Escape with Your Self: Sound and Expressive Bidirectional Typing with Avoidance for Reachability Types

Abstract

Reasoning about programs in the presence of mutation and aliasing is notoriously difficult. Rust has popularized lifetime-based ownership tracking in systems programming, but its "shared XOR mutable" model is fundamentally at odds with higher-level functional programming. Reachability types offer an alternative: they enable safe sharing and escape of mutable data by tracking which resources each expression's result can reach. To track internal reachability within complex object graphs, reachability types adopt self-references that let components refer to enclosing resources from inside, just like `this` pointers in OO languages. While natural for declaratively typing escaping data, self-references complicate subtyping and furthermore type inference: variance restricts where self-references may appear, yet useful type conversions must allow them to vary in controlled ways, which in turn imposes constraints on inference. As an undesirable result, prior works require programmers to insert term-level coercions for even just avoidance -- avoiding ill-scoped names in types. With all prior works being declarative, we investigate algorithmic reachability types in this work.
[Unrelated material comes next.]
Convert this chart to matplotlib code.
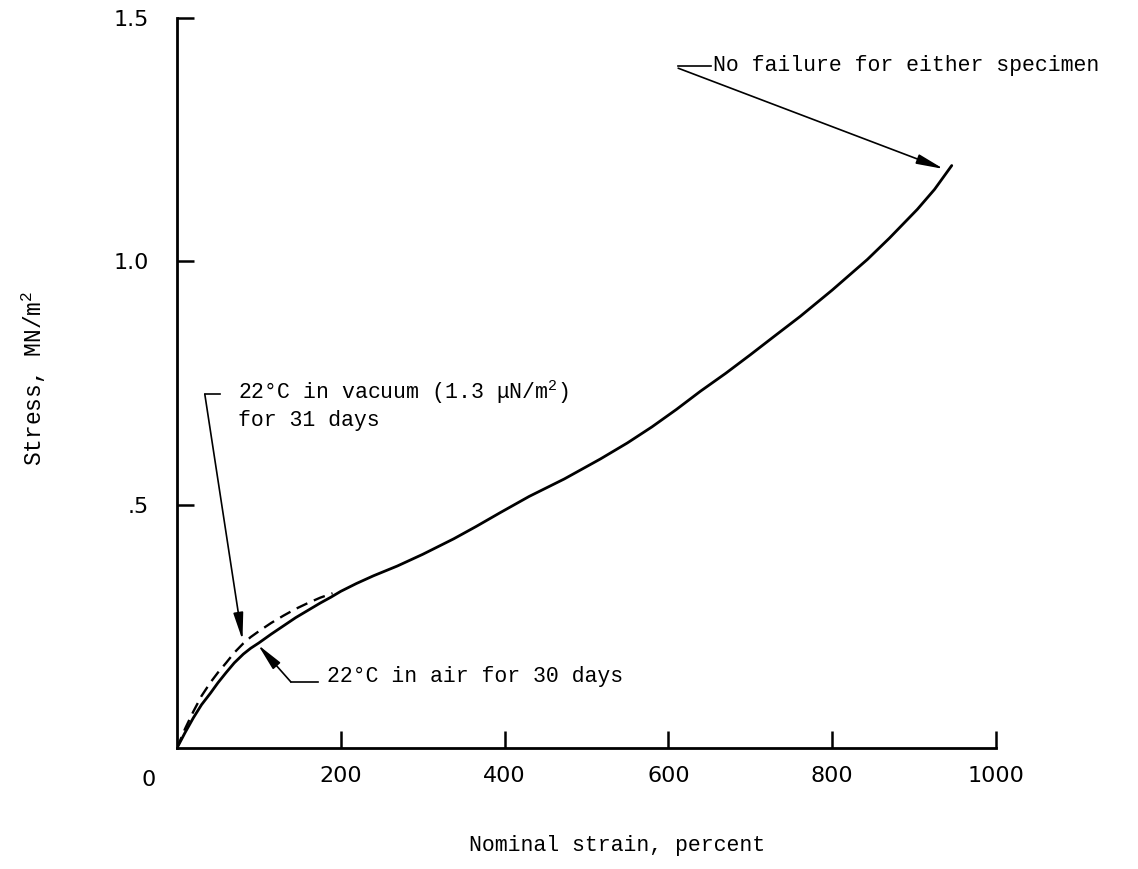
import matplotlib.pyplot as plt

plt.rcParams['mathtext.fontset'] = 'custom'
plt.rcParams['mathtext.rm'] = 'Liberation Mono'
plt.rcParams['mathtext.it'] = 'Liberation Mono'

# Stress-strain curves
strain_air = [0, 10, 20, 30, 41, 50, 60, 70, 81, 90, 100, 115, 130, 145, 162, 175,
              188, 200, 219, 240, 269, 300, 338, 365, 395, 430, 473, 517, 550,
              580, 610, 639, 670, 700, 730, 761, 800, 843, 870, 904, 925, 946]
stress_air = [0, 0.032, 0.062, 0.089, 0.113, 0.134, 0.155, 0.175, 0.193, 0.205,
              0.216, 0.234, 0.251, 0.268, 0.285, 0.298, 0.31, 0.322, 0.338,
              0.354, 0.374, 0.398, 0.43, 0.455, 0.484, 0.517, 0.553, 0.594,
              0.627, 0.66, 0.696, 0.733, 0.77, 0.808, 0.847, 0.887, 0.941,
              1.004, 1.048, 1.107, 1.148, 1.197]

strain_vac = [0, 10, 20, 30, 41, 50, 60, 70, 81, 90, 100, 115, 130, 145, 160, 175, 190]
stress_vac = [0, 0.04, 0.075, 0.107, 0.135, 0.155, 0.175, 0.196, 0.215, 0.228,
              0.24, 0.257, 0.272, 0.286, 0.298, 0.309, 0.318]

xticks = [200, 400, 600, 800, 1000]
xticklabels = ['200', '400', '600', '800', '1000']
yticks = [0.5, 1.0, 1.5]
yticklabels = ['.5', '1.0', '1.5']

mono = 'Liberation Mono'

fig = plt.figure(figsize=(11.38, 8.69), dpi=100)
ax = fig.add_axes([0.1555, 0.1392, 0.7197, 0.840])

ax.plot(strain_air, stress_air, color='black', lw=2.0, solid_capstyle='round',
        solid_joinstyle='round')
ax.plot(strain_vac, stress_vac, color='black', lw=1.7, dashes=(5, 3))

ax.set_xlim(0, 1000)
ax.set_ylim(0, 1.5)
ax.spines['top'].set_visible(False)
ax.spines['right'].set_visible(False)
ax.spines['left'].set_linewidth(2.0)
ax.spines['bottom'].set_linewidth(2.0)

ax.set_xticks(xticks)
ax.set_xticklabels(xticklabels, fontsize=16, family='DejaVu Sans')
ax.set_yticks(yticks)
ax.set_yticklabels(yticklabels, fontsize=16, family='DejaVu Sans')
ax.tick_params(axis='x', direction='in', length=12, width=1.8, pad=13)
ax.tick_params(axis='y', direction='in', length=12, width=1.8, pad=20)

# origin label
ax.text(-35, -0.066, '0', fontsize=16, family='DejaVu Sans', ha='center', va='center')

fig.text(617 / 1138, 1 - 846 / 869, 'Nominal strain, percent', family=mono,
         fontsize=15.5, ha='center', va='center')
fig.text(34 / 1138, 1 - 378 / 869, r'Stress, MN/m$^{2}$', family=mono,
         fontsize=16.5, rotation=90, ha='center', va='center')

arrow = dict(arrowstyle='-|>,head_length=1.1,head_width=0.2', color='black',
             lw=1.2, shrinkA=0, shrinkB=0, mutation_scale=15)

# No failure note
ax.annotate('', xy=(936, 1.19), xytext=(612, 1.397), arrowprops=arrow)
ax.plot([612, 652], [1.401, 1.401], color='black', lw=1.2)
ax.text(654, 1.403, 'No failure for either specimen', family=mono, fontsize=15.5,
        ha='left', va='center')

# vacuum note
ax.annotate('', xy=(80, 0.222), xytext=(34, 0.727), arrowprops=arrow)
ax.plot([34, 53], [0.727, 0.727], color='black', lw=1.2)
ax.text(74, 0.731, r'22°C in vacuum (1.3 μN/m$^{2}$)', family=mono,
        fontsize=15.5, ha='left', va='center')
ax.text(74, 0.674, 'for 31 days', family=mono, fontsize=15.5, ha='left', va='center')

# air note
ax.annotate('', xy=(99, 0.212), xytext=(139, 0.136), arrowprops=arrow)
ax.plot([139, 172], [0.136, 0.136], color='black', lw=1.2)
ax.text(183, 0.146, '22°C in air for 30 days', family=mono, fontsize=15.5,
        ha='left', va='center')

plt.savefig('out.png', dpi=100)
We introduce a refined subtyping relation that permits more flexible usages of self-references. We further develop a sound and decidable bidirectional typing algorithm, implemented and verified in Lean. The algorithm automatically avoids ill-scoped names in types, and infers qualifiers via a lightweight unification mechanism. As a step towards practical reachability programming, we show that the system is capable of tracking diverse reachability patterns without explicit coercions in complex Church-encoded datatypes.